Warum tut man das? Die Regierung argumentiert mit der Notwendigkeit, ihre Ausgaben zu senken. Sie erwartet sich durch die weitgehende Abschaffung des geringfügigen Zuverdienstes bei gleichzeitigen AMS-Leistungen, bundesweite Einsparungen von jährlich rund 110 Millionen Euro. Unabhängig davon, wie realistisch diese Zahlen sind, scheint der Beitrag zur Budgetkonsolidierung überschaubar. Nach den nach außen kommunizierten Zahlen haben im Jahr 2024 rund 28.000 neben dem Bezug von AMS-Leistungen geringfügige Beschäftigungen ausgeübt. Bei über 300.000 offiziell arbeitslosen Personen und etwas weniger als 4 Millionen unselbständig Beschäftigten ist auch dies eine vernachlässigbare Größe.

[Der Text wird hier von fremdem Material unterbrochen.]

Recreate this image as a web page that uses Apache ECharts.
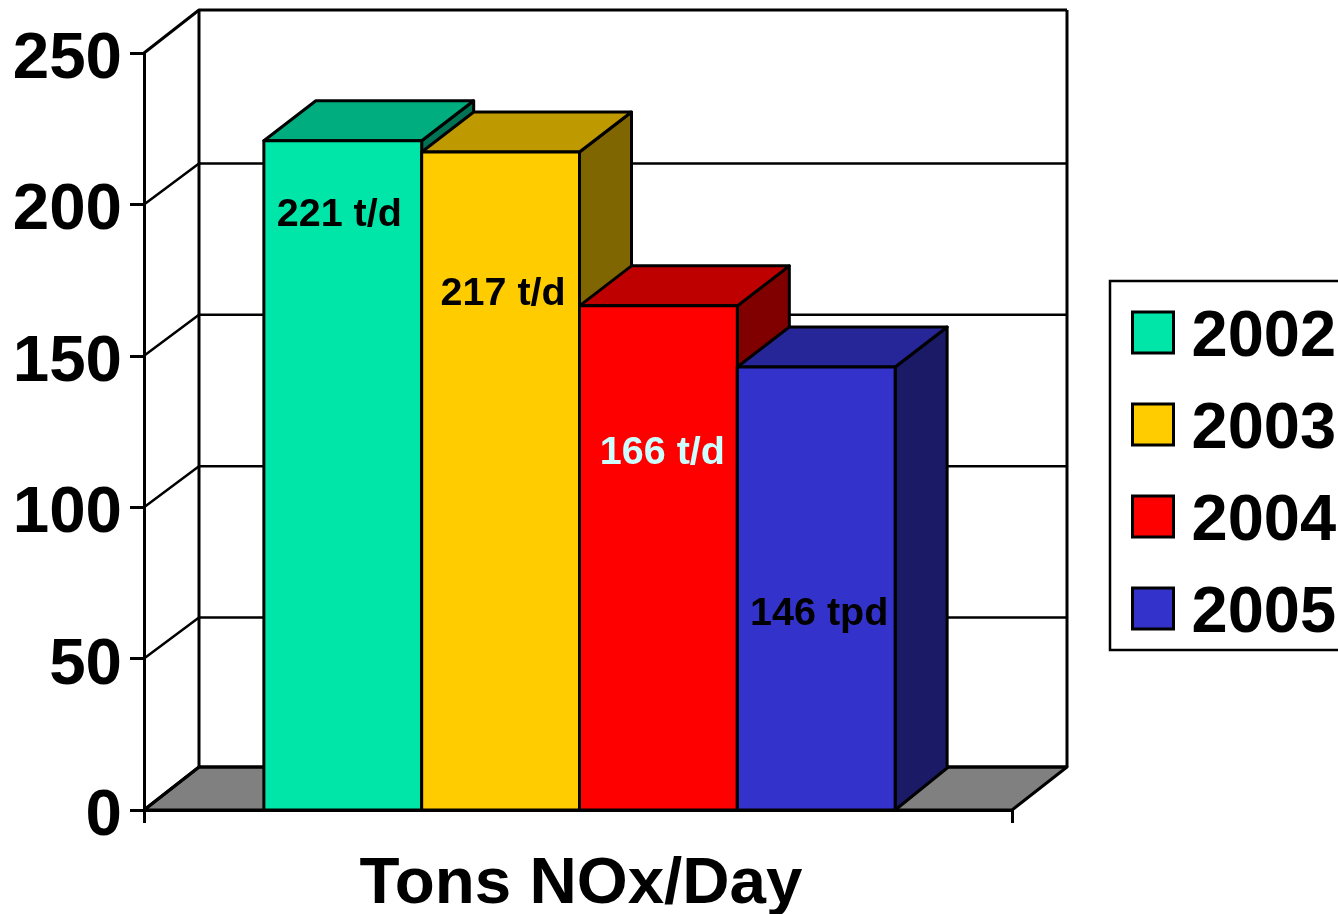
<!DOCTYPE html>
<html>
<head>
<meta charset="utf-8">
<title>Tons NOx/Day</title>
<script src="https://cdn.jsdelivr.net/npm/echarts@6/dist/echarts.min.js"></script>
<style>
  html, body { margin: 0; padding: 0; background: #fff; overflow: hidden; }
  #chart { width: 1338px; height: 914px; }
</style>
</head>
<body>
<div id="chart"></div>
<script>
// ---- Data ----
const categories = ['Tons NOx/Day'];
const years = ['2002', '2003', '2004', '2005'];
const noxValues = [221, 217.3, 166.5, 146.3];
const barLabels = ['221 t/d', '217 t/d', '166 t/d', '146 tpd'];
const yTicks = [0, 50, 100, 150, 200, 250];

// ---- Styles ----
const FONT = '"Liberation Sans", Arial, sans-serif';
const frontColors = ['#00E6A9', '#FFCC00', '#FF0000', '#3333CC'];
const topColors = ['#00AD7F', '#BF9900', '#BF0000', '#262699'];
const sideColors = ['#007355', '#806600', '#800000', '#1A1A66'];
const labelColors = ['#000000', '#000000', '#CCFFFF', '#000000'];
// label centre relative to bar centre / bar top, in px
const labelShiftX = [-3.5, 2.5, 4, 3];
const labelDropY = [74, 142, 147, 247];

const WALL_DX = 55, WALL_DY = 43, GRID_DY = 41;
const BAR_DX = 52, BAR_TOP_DY = 40, BAR_BASE_DY = 42;
const LINE = { stroke: '#000', lineWidth: 3, lineJoin: 'round' };

// Floor, back wall and gridlines, one item per y tick
function renderWalls(params, api) {
  const tick = api.value(1);
  const w = api.size([1, 0])[0];
  const p = api.coord([0, tick]);
  const left = p[0] - w / 2, right = p[0] + w / 2, y = p[1];
  const isEdge = tick === 0 || tick === 250;
  const dy = isEdge ? WALL_DY : GRID_DY;
  const children = [];

  if (tick === 0) {
    children.push({
      type: 'polygon',
      shape: { points: [[left, y], [left + WALL_DX, y - dy], [right + WALL_DX, y - dy], [right, y]] },
      style: { fill: '#808080', ...LINE }
    });
  }
  children.push({
    type: 'polyline',
    shape: { points: [[left, y], [left + WALL_DX, y - dy], [right + WALL_DX, y - dy]] },
    style: { fill: 'none', ...LINE, lineWidth: isEdge ? 3 : 2.5 }
  });
  if (tick === 250) {
    const base = api.coord([0, 0])[1] - WALL_DY;
    [left + WALL_DX, right + WALL_DX].forEach(x => {
      children.push({
        type: 'line',
        shape: { x1: x, y1: y - WALL_DY, x2: x, y2: base },
        style: LINE
      });
    });
  }
  return { type: 'group', children };
}

// One 3D looking box per year
function renderBar(idx) {
  return (params, api) => {
    const value = api.value(1);
    const w = api.size([1, 0])[0];
    const barW = w / 5.5;
    const top = api.coord([0, value]);
    const base = api.coord([0, 0])[1];
    const x0 = top[0] - 2 * barW + idx * barW + 1.5;
    const x1 = x0 + barW;
    const y = top[1];

    return {
      type: 'group',
      children: [
        {
          type: 'polygon',
          shape: { points: [[x1, y], [x1 + BAR_DX, y - BAR_TOP_DY], [x1 + BAR_DX, base - BAR_BASE_DY], [x1, base]] },
          style: { fill: sideColors[idx], ...LINE }
        },
        {
          type: 'polygon',
          shape: { points: [[x0, y], [x0 + BAR_DX, y - BAR_TOP_DY], [x1 + BAR_DX, y - BAR_TOP_DY], [x1, y]] },
          style: { fill: topColors[idx], ...LINE }
        },
        {
          type: 'rect',
          shape: { x: x0, y: y, width: barW, height: base - y },
          style: { fill: frontColors[idx], ...LINE }
        },
        {
          type: 'text',
          style: {
            x: (x0 + x1) / 2 + labelShiftX[idx],
            y: y + labelDropY[idx],
            text: barLabels[idx],
            fill: labelColors[idx],
            font: 'bold 39.5px ' + FONT,
            align: 'center',
            verticalAlign: 'middle'
          }
        }
      ]
    };
  };
}

const chart = echarts.init(document.getElementById('chart'));

const option = {
  animation: false,
  backgroundColor: '#fff',
  grid: { left: 144, right: 326, top: 53, bottom: 104, outerBoundsMode: 'none' },
  legend: {
    data: years,
    orient: 'vertical',
    left: 1110,
    top: 281,
    padding: [25, 40, 3, 21],
    itemWidth: 41,
    itemHeight: 41,
    itemGap: 27,
    icon: 'rect',
    selectedMode: false,
    backgroundColor: '#fff',
    borderColor: '#000',
    borderWidth: 2.5,
    itemStyle: { borderColor: '#000', borderWidth: 3 },
    formatter: name => `{t|${name}}`,
    textStyle: {
      color: '#000',
      padding: [0, 0, 0, 13],
      rich: { t: { color: '#000', fontFamily: FONT, fontWeight: 'bold', fontSize: 65, padding: [12, 0, 0, 0] } }
    }
  },
  xAxis: {
    type: 'category',
    data: categories,
    axisLine: { lineStyle: { color: '#000', width: 3 } },
    axisTick: { show: true, interval: 0, length: 13, lineStyle: { color: '#000', width: 3 } },
    axisLabel: { color: '#000', fontFamily: FONT, fontWeight: 'bold', fontSize: 65.5, margin: 42, padding: [0, 0, 0, 6] }
  },
  yAxis: {
    type: 'value',
    min: 0,
    max: 250,
    interval: 50,
    axisLine: { show: true, lineStyle: { color: '#000', width: 3 } },
    axisTick: { show: true, length: 14, lineStyle: { color: '#000', width: 3 } },
    splitLine: { show: false },
    axisLabel: {
      margin: 22,
      formatter: value => `{t|${value}}`,
      rich: { t: { color: '#000', fontFamily: FONT, fontWeight: 'bold', fontSize: 65.5, padding: [14, 0, 0, 0] } }
    }
  },
  series: [
    {
      type: 'custom',
      name: 'walls',
      silent: true,
      renderItem: renderWalls,
      data: yTicks.map(t => [0, t])
    },
    ...years.map((year, i) => ({
      type: 'custom',
      name: year,
      silent: true,
      itemStyle: { color: frontColors[i] },
      renderItem: renderBar(i),
      data: [[0, noxValues[i]]]
    }))
  ]
};

chart.setOption(option);
window.addEventListener('resize', () => chart.resize());
</script>
</body>
</html>
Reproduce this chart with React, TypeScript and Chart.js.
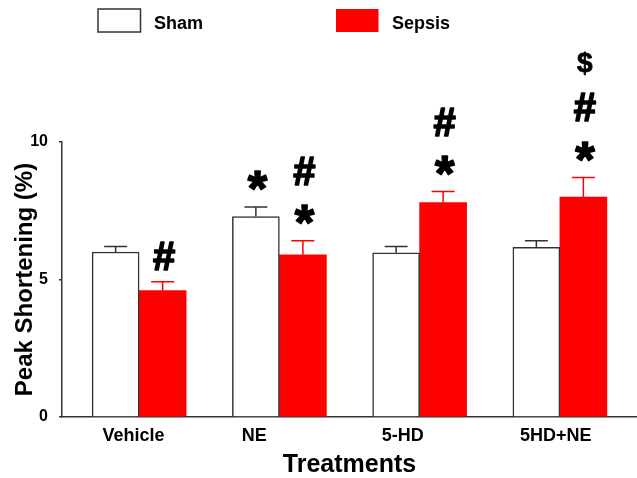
import React, { useEffect, useRef } from "react";
import { Chart, registerables } from "chart.js";

Chart.register(...registerables);

// ---- data ----
const categories = ["Vehicle", "NE", "5-HD", "5HD+NE"];
const seriesNames = ["Sham", "Sepsis"];
const shamValues = [6.0, 7.29, 5.97, 6.17];
const shamSem = [0.2, 0.35, 0.23, 0.24];
const sepsisValues = [4.6, 5.9, 7.8, 8.0];
const sepsisSem = [0.32, 0.51, 0.4, 0.71];
// significance marks, listed bottom to top
const shamMarks = ["", "*", "", ""];
const sepsisMarks = ["#", "*#", "*#", "*#$"];
const yTicks = [0, 5, 10];

// ---- style ----
const FONT = "'Liberation Sans', Arial, Helvetica, sans-serif";
const AXIS = "#333333";
const RED = "#ff0000";
const LABEL_SHIFT = [-0.04, -0.18, -0.12, -0.03];

const errorAndMarks = {
  id: "errorAndMarks",
  afterDatasetsDraw(chart: any) {
    const ctx = chart.ctx;
    const yScale = chart.scales.y;
    const sems = [shamSem, sepsisSem];
    const marks = [shamMarks, sepsisMarks];
    const colors = [AXIS, RED];
    chart.data.datasets.forEach((ds: any, di: number) => {
      const meta = chart.getDatasetMeta(di);
      meta.data.forEach((el: any, j: number) => {
        const v = ds.data[j].y;
        const top = yScale.getPixelForValue(v + sems[di][j]);
        const x = el.x;
        ctx.save();
        ctx.strokeStyle = colors[di];
        ctx.lineWidth = 1.5;
        ctx.beginPath();
        ctx.moveTo(x, el.y);
        ctx.lineTo(x, top);
        ctx.moveTo(x - 11.5, top);
        ctx.lineTo(x + 11.5, top);
        ctx.stroke();
        const m = marks[di][j];
        for (let k = 0; k < m.length; k++) {
          const ch = m[k];
          const size = ch === "*" ? 50 : ch === "#" ? 40 : 28;
          ctx.font = `bold ${size}px ${FONT}`;
          ctx.fillStyle = "#000";
          ctx.strokeStyle = "#000";
          ctx.lineWidth = ch === "$" ? 0.8 : 1.6;
          ctx.lineJoin = "round";
          ctx.textAlign = "center";
          ctx.textBaseline = "alphabetic";
          const mt = ctx.measureText(ch);
          const cy = top - 26 - k * 44;
          const by = cy + (mt.actualBoundingBoxAscent - mt.actualBoundingBoxDescent) / 2;
          ctx.fillText(ch, x + 1.5, by);
          ctx.strokeText(ch, x + 1.5, by);
        }
        ctx.restore();
      });
    });
  },
};

const legendBoxes = {
  id: "legendBoxes",
  afterDraw(chart: any) {
    const ctx = chart.ctx;
    const items = [
      { x: 98, text: seriesNames[0], fill: "#ffffff", stroke: AXIS },
      { x: 336, text: seriesNames[1], fill: RED, stroke: null },
    ];
    ctx.save();
    items.forEach((it) => {
      ctx.fillStyle = it.fill;
      ctx.fillRect(it.x, 9, 42.5, 23);
      if (it.stroke) {
        ctx.strokeStyle = it.stroke;
        ctx.lineWidth = 1.5;
        ctx.strokeRect(it.x, 9, 42.5, 23);
      }
      ctx.fillStyle = "#000";
      ctx.font = `bold 18px ${FONT}`;
      ctx.textAlign = "left";
      ctx.textBaseline = "middle";
      ctx.fillText(it.text, it.x + 56, 24.5);
    });
    ctx.restore();
  },
};

export default function App() {
  const ref = useRef<HTMLCanvasElement | null>(null);

  useEffect(() => {
    if (!ref.current) return;
    const chart = new Chart(ref.current, {
      type: "bar",
      data: {
        datasets: [
          {
            label: seriesNames[0],
            data: shamValues.map((v, i) => ({ x: i, y: v })),
            backgroundColor: "#ffffff",
            borderColor: AXIS,
            borderWidth: 1.5,
            barThickness: 47,
          },
          {
            label: seriesNames[1],
            data: sepsisValues.map((v, i) => ({ x: i, y: v })),
            backgroundColor: RED,
            borderWidth: 0,
            barThickness: 47,
          },
        ],
      },
      options: {
        responsive: false,
        animation: false,
        layout: { padding: { top: 142, left: 0, right: 0, bottom: 0 } },
        plugins: { legend: { display: false }, tooltip: { enabled: false } },
        scales: {
          x: {
            type: "linear",
            min: -0.55,
            max: 3.55,
            offset: false,
            afterBuildTicks: (s: any) => {
              s.ticks = categories.map((_, i) => ({ value: i + LABEL_SHIFT[i] }));
            },
            afterFit: (s: any) => {
              s.height = 61;
            },
            ticks: {
              callback: (_v: any, i: number) => categories[i],
              color: "#000",
              font: { family: FONT, size: 18, weight: "bold" },
              padding: 8,
              maxRotation: 0,
              autoSkip: false,
            },
            grid: { display: false, drawTicks: false, offset: false },
            border: { display: true, color: AXIS, width: 1.5 },
            title: {
              display: true,
              text: "Treatments",
              color: "#000",
              font: { family: FONT, size: 25, weight: "bold", lineHeight: 1 },
              padding: { top: 0, bottom: 0 },
            },
          },
          y: {
            min: 0,
            max: 10,
            afterBuildTicks: (s: any) => {
              s.ticks = yTicks.map((v) => ({ value: v }));
            },
            afterFit: (s: any) => {
              s.width = 62;
            },
            ticks: {
              color: "#000",
              font: { family: FONT, size: 16, weight: "bold" },
              padding: 11,
            },
            grid: {
              drawOnChartArea: false,
              drawTicks: true,
              tickLength: 3,
              color: AXIS,
              lineWidth: 1.5,
            },
            border: { display: true, color: AXIS, width: 1.5 },
            title: {
              display: true,
              text: "Peak Shortening (%)",
              color: "#000",
              font: { family: FONT, size: 24, weight: "bold", lineHeight: 1.2 },
              padding: { top: 11, bottom: 0 },
            },
          },
        },
      } as any,
      plugins: [errorAndMarks, legendBoxes],
    });
    return () => chart.destroy();
  }, []);

  return (
    <div style={{ position: "absolute", left: 0, top: 0, width: 637, height: 478, background: "#fff" }}>
      <canvas ref={ref} width={637} height={478} style={{ width: 637, height: 478, display: "block" }} />
    </div>
  );
}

Interessant ist die im Vorblatt zum Gesetzesentwurf enthaltene Einschätzung zu den gesamtwirtschaftlichen Auswirkungen. Auszugsweise der Originalwortlaut:

Obgleich aus Modellrechnungen ableitbar ist, dass der Bestand an AlVG-Leistungsbezieher:innen durch die Einschränkung der Zuverdienstmöglichkeit während der Arbeitslosigkeit um rund 10.000 Personen im Jahresdurchschnitt sinken könnte, ist kein wesentlicher Nachfrageeffekt mit hoher Wahrscheinlich [sic] begründbar, da das erhöhte Arbeitsangebot teilweise andere Arbeitskräfte ersetzen wird.“

Mit anderen Worten: Die Regierung erwartet sich, rund 10.000 Personen in vollversicherte Beschäftigungen zu drängen. Gleichzeitig geht sie aber nicht davon aus, dass dadurch offene Stellen besetzt werden, sondern dass andere Personen vom Arbeitsmarkt verdrängt werden. Um die ach so händeringend gesuchten Fachkräfte kann es also denklogisch nicht gehen.

Tatsache: Klassenkampf von oben

Worum geht es dann? Der Verdacht liegt nahe, dass es darum geht, den Bezug von AMS-Leistungen so unattraktiv wie möglich zu gestalten. Und das vor dem Hintergrund, dass sie im internationalen Vergleich ohnehin schon sehr niedrig sind. Wie bereits bei der massiven Eindämmung der Bildungskarenz und den zu erwartenden Einschnitten bei der Sozialhilfe, sollen Lebens- und Überlebensmodelle jenseits von Vollzeitlohnarbeit erschwert bis verunmöglicht werden. Akkordiert wird dies durch wiederholte Beiträge in den einschlägigen Boulevard-Medien, in welchen der Bezug von Sozialleistungen Vollzeitbeschäftigungen gegenüber gestellt wird. Das Argument: Die ‚exorbitanten‘ Einkünfte aus diversen Sozialleistungen würden sich der Höhe nach nicht wesentlich von Gehältern aus Vollzeitbeschäftigungen unterscheiden. Bezeichnender Weise stellen diese Beiträge ausschließlich Sozialleistungen in Frage – niemals die Lohnhöhen für Vollzeitbeschäftigungen.

Die Politik, die im Gesetzesentwurf zum Ausdruck kommt, hat weitreichende Konsequenzen. Sie betrifft nicht nur Personen, die unfreiwillig ihre Arbeit verlieren oder diese beenden, da sie physisch oder psychisch nicht mehr können, oder sich temporär den Zumutungen kapitalistischer Vollzeitlohnarbeit entziehen wollen. Sie hat Folgen für alle Lohnabhängigen: Je unattraktiver der Bezug von Sozialleistungen ist, umso weniger ist man geneigt, eine lohnabhängige Vollzeitbeschäftigung wegen schlechter Arbeitsbedingungen zu beenden. Gesamtwirtschaftlich wird somit unter dem Deckmantel der Budgetkonsolidierung die Verhandlungsmacht der sogenannten Arbeitgeber*innen gestärkt. Damit handelt es sich bei den geplanten Gesetzesänderungen schlicht um Klassenkampf von oben. Ob sich eine Sozialdemokratie voller Stolz und voller Würde daran beteiligen möchte, bleibt dieser überlassen.